In this article, the author mentions to leave the mortises in a breadboard end slightly oversized to allow for wood movement:
https://www.woodcraft.com/media/W1siZiIsIjIwMTcvMDgvMjMvMTEvNTkvNTQvMzYzLzUxX0JyZWFkYm9hcmRFbmRzMy5wZGYiXV0/51-BreadboardEnds3.pdf?sha=0262ef8caf95e0b8

However, he didn't mention roughly how much larger the mortise should be. I'm guessing this is largely dependent on the species used, the moisture content of the wood, and the ambient humidity?

I don't have a moisture meter, but may have to get one in order to come up with more precise data to help figure this out.

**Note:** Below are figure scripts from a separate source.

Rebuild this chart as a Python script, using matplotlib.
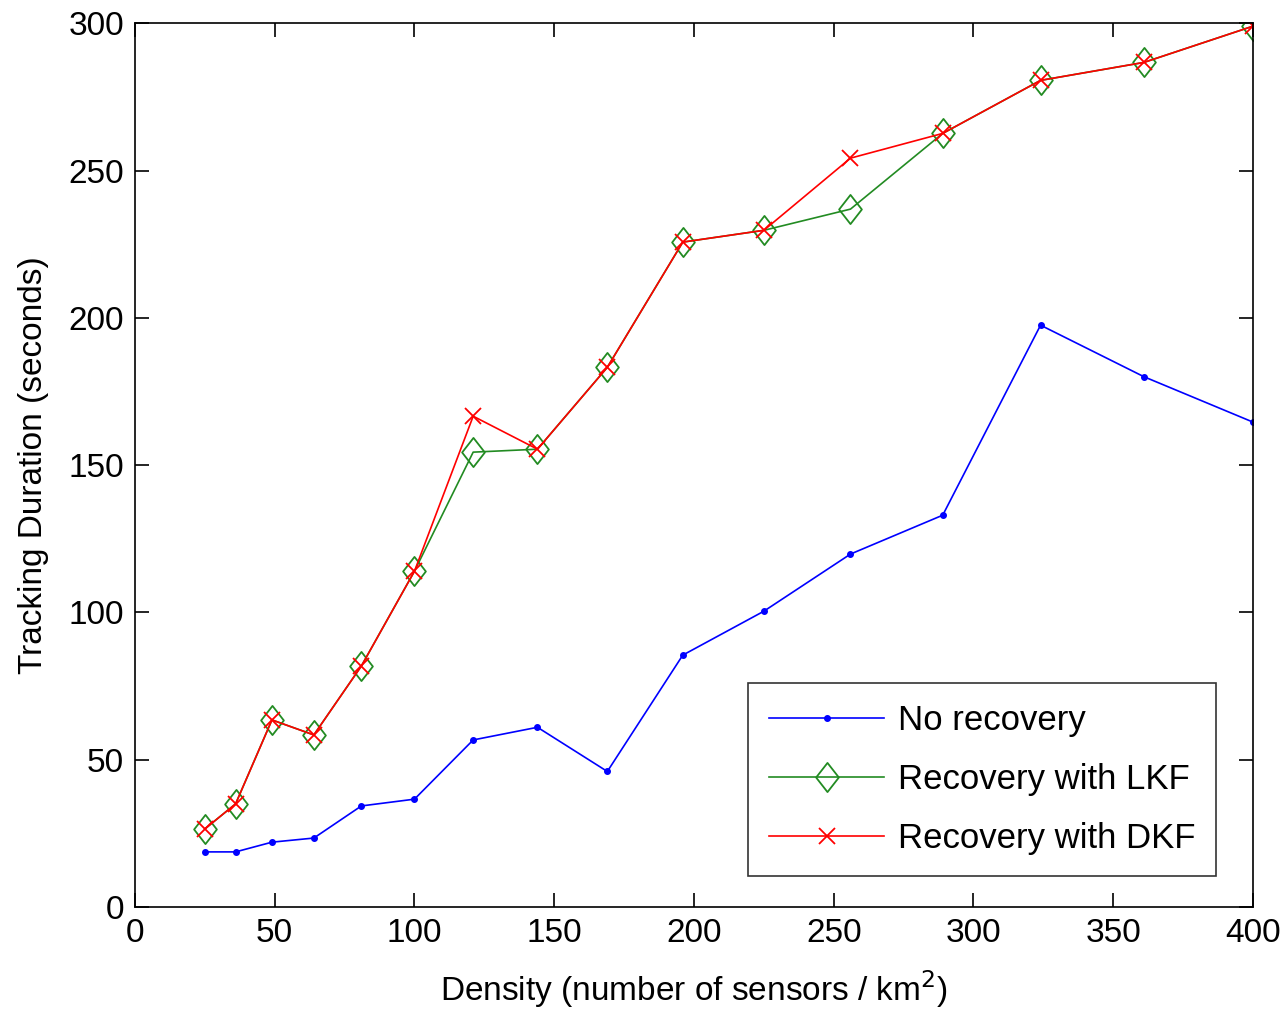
import matplotlib
matplotlib.use("Agg")
import matplotlib.pyplot as plt
from matplotlib.path import Path

plt.rcParams['font.family'] = ['Liberation Sans', 'DejaVu Sans']

density = [25, 36, 49, 64, 81, 100, 121, 144, 169, 196, 225, 256, 289, 324, 361, 400]
no_recovery = [18.7, 18.7, 22, 23.4, 34.3, 36.6, 56.7, 61, 46, 85.5, 100.4, 119.8, 133, 197.5, 180, 164.6]
lkf = [26.5, 35, 63.5, 58.4, 81.8, 114, 154.4, 155.4, 183.2, 225.7, 229.7, 236.9, 262.6, 280.6, 286.7, 299]
dkf = [26.5, 35, 63.5, 58.4, 81.8, 114, 166.6, 155.4, 183.2, 225.7, 229.7, 254.2, 262.6, 280.6, 286.7, 299]

diamond = Path([(0, 1), (0.78, 0), (0, -1), (-0.78, 0), (0, 1)],
               [Path.MOVETO, Path.LINETO, Path.LINETO, Path.LINETO, Path.CLOSEPOLY])

fig = plt.figure(figsize=(12.88, 10.10), dpi=100)
ax = fig.add_axes([0.1048, 0.102, 0.868, 0.875])

ax.plot(density, no_recovery, color='blue', marker='.', markersize=8, lw=1.2, label='No recovery')
ax.plot(density, lkf, color='#228B22', marker=diamond, markersize=21, mfc='none', mew=1.3, lw=1.2,
        label='Recovery with LKF')
ax.plot(density, dkf, color='red', marker='x', markersize=11, mew=1.3, lw=1.2, label='Recovery with DKF')

ax.set_xlim(0, 400)
ax.set_ylim(0, 300)
ax.set_xticks(range(0, 401, 50))
ax.set_yticks(range(0, 301, 50))
ax.tick_params(direction='in', top=True, right=True, length=10, width=1.2, labelsize=24, pad=8)
for s in ax.spines.values():
    s.set_linewidth(1.2)

ax.set_xlabel('Density (number of sensors / km$^2$)', fontsize=24, labelpad=14)
ax.set_ylabel('Tracking Duration (seconds)', fontsize=24, labelpad=14)

leg = ax.legend(loc='lower right', bbox_to_anchor=(0.967, 0.035), fontsize=25, fancybox=False,
                edgecolor='black', handlelength=3.3, labelspacing=0.75, borderpad=0.6, handletextpad=0.4,
                borderaxespad=0)
leg.get_frame().set_linewidth(1.2)

fig.savefig('out.png', dpi=100)
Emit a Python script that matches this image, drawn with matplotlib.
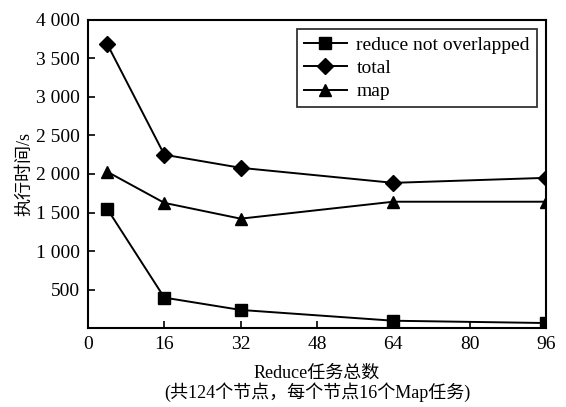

I also plan to be moving to the Saint Louis, Missouri area from the Houston, Texas area. From what I can tell, Houston has 75% average humidity, and Saint Louis has 70% average humidity, but Saint Louis has much dryer winters.

However, this desk would be in a climate-controlled environment at all times. From what I've read, the moisture content would still fluctuate, even with air-conditioning.

Any thoughts on how much I should allow for movement within the mortises? I am planning on drawboring each of the tenons, and widening the holes in all but the middle tenon. Cheers!


----------



## Unknowncraftsman (Jun 23, 2013)

About a 1/8 inch on each side. Trust me I'm a expert.


----------



## HTX_woodworker (May 9, 2018)

Thank you Aj.


----------



## HTX_woodworker (May 9, 2018)

I'm wondering if an 1/8 inch on each side is necessary, given the current conditions? The desktop is currently in the most humid environment it is likely to be in, as the ambient humidity is around 93% (short of moving to a rainforest, that is!). I was thinking that the tabletop will only shrink at this point. I can definitely understand putting an 1/8 inch on either side of the mortise if I was making this same project in the winter. What are your thoughts?


----------



## newwoodbutcher (Aug 6, 2010)

In my opinion, It doesn't hurt to allow for all the room it potentially needs. I think an 1/8th inch is ok, a 1/4" might be even better


----------



## rwe2156 (May 7, 2014)

Sounds about right. Assuming you know you need to elongate the dowel holes too….


----------



## HTX_woodworker (May 9, 2018)

Yes, I was planning to elongate the dowel holes, as well. Speaking of those, I've been debating as to the appropriate diameter: I was considering 3/8". Any thoughts on this? Should I allow about the same amount of movement (1/8-1/4" on either side) in the dowel slots?



> Sounds about right. Assuming you know you need to elongate the dowel holes too….
> 
> - rwe2156


----------



## HTX_woodworker (May 9, 2018)

That makes sense. When you say a 1/4", are you referring to 1/4" on either side of the mortise, or combined (i.e., 1/8" on either side)? Thanks!



> In my opinion, It doesn t hurt to allow for all the room it potentially needs. I think an 1/8th inch is ok, a 1/4" might be even better
> 
> - newwoodbutcher


----------